Job
Leave out the pictures, and retype only the lines from the beginning of the material through the line that contains "10.1, 7.3, 2.6];", including both.
——
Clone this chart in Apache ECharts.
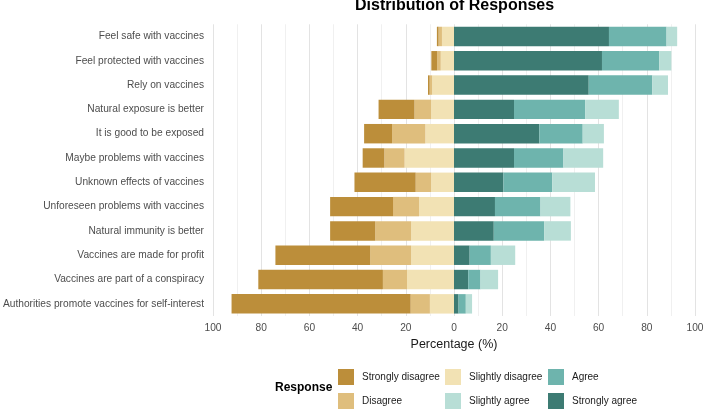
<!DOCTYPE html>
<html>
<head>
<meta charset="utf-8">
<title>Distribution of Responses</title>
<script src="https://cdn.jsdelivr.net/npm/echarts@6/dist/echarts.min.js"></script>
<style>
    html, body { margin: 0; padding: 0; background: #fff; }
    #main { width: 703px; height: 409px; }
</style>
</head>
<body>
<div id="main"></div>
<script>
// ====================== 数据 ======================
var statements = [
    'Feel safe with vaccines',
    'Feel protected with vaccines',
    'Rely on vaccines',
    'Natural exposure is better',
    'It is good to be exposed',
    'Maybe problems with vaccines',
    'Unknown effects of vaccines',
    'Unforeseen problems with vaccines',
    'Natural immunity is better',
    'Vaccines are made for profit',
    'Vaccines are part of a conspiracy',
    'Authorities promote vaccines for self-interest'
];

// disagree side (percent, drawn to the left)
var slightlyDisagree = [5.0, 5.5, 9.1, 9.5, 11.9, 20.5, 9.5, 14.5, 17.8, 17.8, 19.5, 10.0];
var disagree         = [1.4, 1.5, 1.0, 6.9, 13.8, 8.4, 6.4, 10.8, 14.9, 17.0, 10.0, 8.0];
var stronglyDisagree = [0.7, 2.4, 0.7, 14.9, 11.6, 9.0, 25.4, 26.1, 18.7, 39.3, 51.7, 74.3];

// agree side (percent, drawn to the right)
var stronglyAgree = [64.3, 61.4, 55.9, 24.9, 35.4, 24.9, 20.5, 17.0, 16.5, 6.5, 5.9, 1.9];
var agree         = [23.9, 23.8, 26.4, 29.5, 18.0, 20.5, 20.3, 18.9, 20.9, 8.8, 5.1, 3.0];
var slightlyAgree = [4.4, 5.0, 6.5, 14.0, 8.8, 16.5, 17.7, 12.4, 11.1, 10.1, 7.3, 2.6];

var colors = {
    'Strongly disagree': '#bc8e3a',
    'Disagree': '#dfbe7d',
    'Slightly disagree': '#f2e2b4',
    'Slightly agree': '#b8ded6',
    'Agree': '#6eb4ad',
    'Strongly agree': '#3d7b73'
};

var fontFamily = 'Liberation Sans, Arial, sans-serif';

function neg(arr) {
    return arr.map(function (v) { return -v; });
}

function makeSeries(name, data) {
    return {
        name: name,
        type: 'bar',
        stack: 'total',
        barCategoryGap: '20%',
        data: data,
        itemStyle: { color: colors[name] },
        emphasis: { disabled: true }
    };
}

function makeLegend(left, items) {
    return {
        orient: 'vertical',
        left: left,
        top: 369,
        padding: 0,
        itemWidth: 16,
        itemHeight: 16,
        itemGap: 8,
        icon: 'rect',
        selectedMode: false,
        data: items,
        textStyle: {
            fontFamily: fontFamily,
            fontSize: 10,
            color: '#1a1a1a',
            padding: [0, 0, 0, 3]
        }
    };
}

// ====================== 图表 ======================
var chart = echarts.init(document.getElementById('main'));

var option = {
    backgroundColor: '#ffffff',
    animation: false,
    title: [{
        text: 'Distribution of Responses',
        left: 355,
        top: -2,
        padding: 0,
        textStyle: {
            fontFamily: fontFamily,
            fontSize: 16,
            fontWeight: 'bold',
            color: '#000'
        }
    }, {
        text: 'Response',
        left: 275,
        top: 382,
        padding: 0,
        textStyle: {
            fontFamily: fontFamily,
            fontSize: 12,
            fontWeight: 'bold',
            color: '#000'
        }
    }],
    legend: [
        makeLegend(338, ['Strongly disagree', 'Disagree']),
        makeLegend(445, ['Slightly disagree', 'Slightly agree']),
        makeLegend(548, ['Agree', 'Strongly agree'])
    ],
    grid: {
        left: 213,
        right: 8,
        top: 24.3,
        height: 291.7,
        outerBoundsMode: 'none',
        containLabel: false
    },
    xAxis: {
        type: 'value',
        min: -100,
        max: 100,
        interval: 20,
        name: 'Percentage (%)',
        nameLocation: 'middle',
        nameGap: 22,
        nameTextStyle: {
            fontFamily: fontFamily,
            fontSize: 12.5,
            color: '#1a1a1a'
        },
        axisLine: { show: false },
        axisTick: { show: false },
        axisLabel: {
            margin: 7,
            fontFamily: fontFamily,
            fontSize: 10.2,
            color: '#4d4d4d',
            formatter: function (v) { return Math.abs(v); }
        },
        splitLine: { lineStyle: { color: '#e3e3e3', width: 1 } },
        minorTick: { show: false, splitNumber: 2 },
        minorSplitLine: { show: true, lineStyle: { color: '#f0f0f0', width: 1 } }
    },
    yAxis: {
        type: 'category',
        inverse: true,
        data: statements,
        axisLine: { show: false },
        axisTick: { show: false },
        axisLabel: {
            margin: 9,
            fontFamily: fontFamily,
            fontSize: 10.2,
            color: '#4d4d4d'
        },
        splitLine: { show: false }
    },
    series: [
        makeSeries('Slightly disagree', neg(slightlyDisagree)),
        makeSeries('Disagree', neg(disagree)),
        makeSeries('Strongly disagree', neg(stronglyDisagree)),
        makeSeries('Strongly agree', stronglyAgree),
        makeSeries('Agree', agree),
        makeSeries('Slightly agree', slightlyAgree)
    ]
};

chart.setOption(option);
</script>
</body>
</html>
——
Answer to the problem
Clone this chart in Apache ECharts.
<!DOCTYPE html>
<html>
<head>
<meta charset="utf-8">
<title>Distribution of Responses</title>
<script src="https://cdn.jsdelivr.net/npm/echarts@6/dist/echarts.min.js"></script>
<style>
    html, body { margin: 0; padding: 0; background: #fff; }
    #main { width: 703px; height: 409px; }
</style>
</head>
<body>
<div id="main"></div>
<script>
// ====================== 数据 ======================
var statements = [
    'Feel safe with vaccines',
    'Feel protected with vaccines',
    'Rely on vaccines',
    'Natural exposure is better',
    'It is good to be exposed',
    'Maybe problems with vaccines',
    'Unknown effects of vaccines',
    'Unforeseen problems with vaccines',
    'Natural immunity is better',
    'Vaccines are made for profit',
    'Vaccines are part of a conspiracy',
    'Authorities promote vaccines for self-interest'
];

// disagree side (percent, drawn to the left)
var slightlyDisagree = [5.0, 5.5, 9.1, 9.5, 11.9, 20.5, 9.5, 14.5, 17.8, 17.8, 19.5, 10.0];
var disagree         = [1.4, 1.5, 1.0, 6.9, 13.8, 8.4, 6.4, 10.8, 14.9, 17.0, 10.0, 8.0];
var stronglyDisagree = [0.7, 2.4, 0.7, 14.9, 11.6, 9.0, 25.4, 26.1, 18.7, 39.3, 51.7, 74.3];

// agree side (percent, drawn to the right)
var stronglyAgree = [64.3, 61.4, 55.9, 24.9, 35.4, 24.9, 20.5, 17.0, 16.5, 6.5, 5.9, 1.9];
var agree         = [23.9, 23.8, 26.4, 29.5, 18.0, 20.5, 20.3, 18.9, 20.9, 8.8, 5.1, 3.0];
var slightlyAgree = [4.4, 5.0, 6.5, 14.0, 8.8, 16.5, 17.7, 12.4, 11.1, 10.1, 7.3, 2.6];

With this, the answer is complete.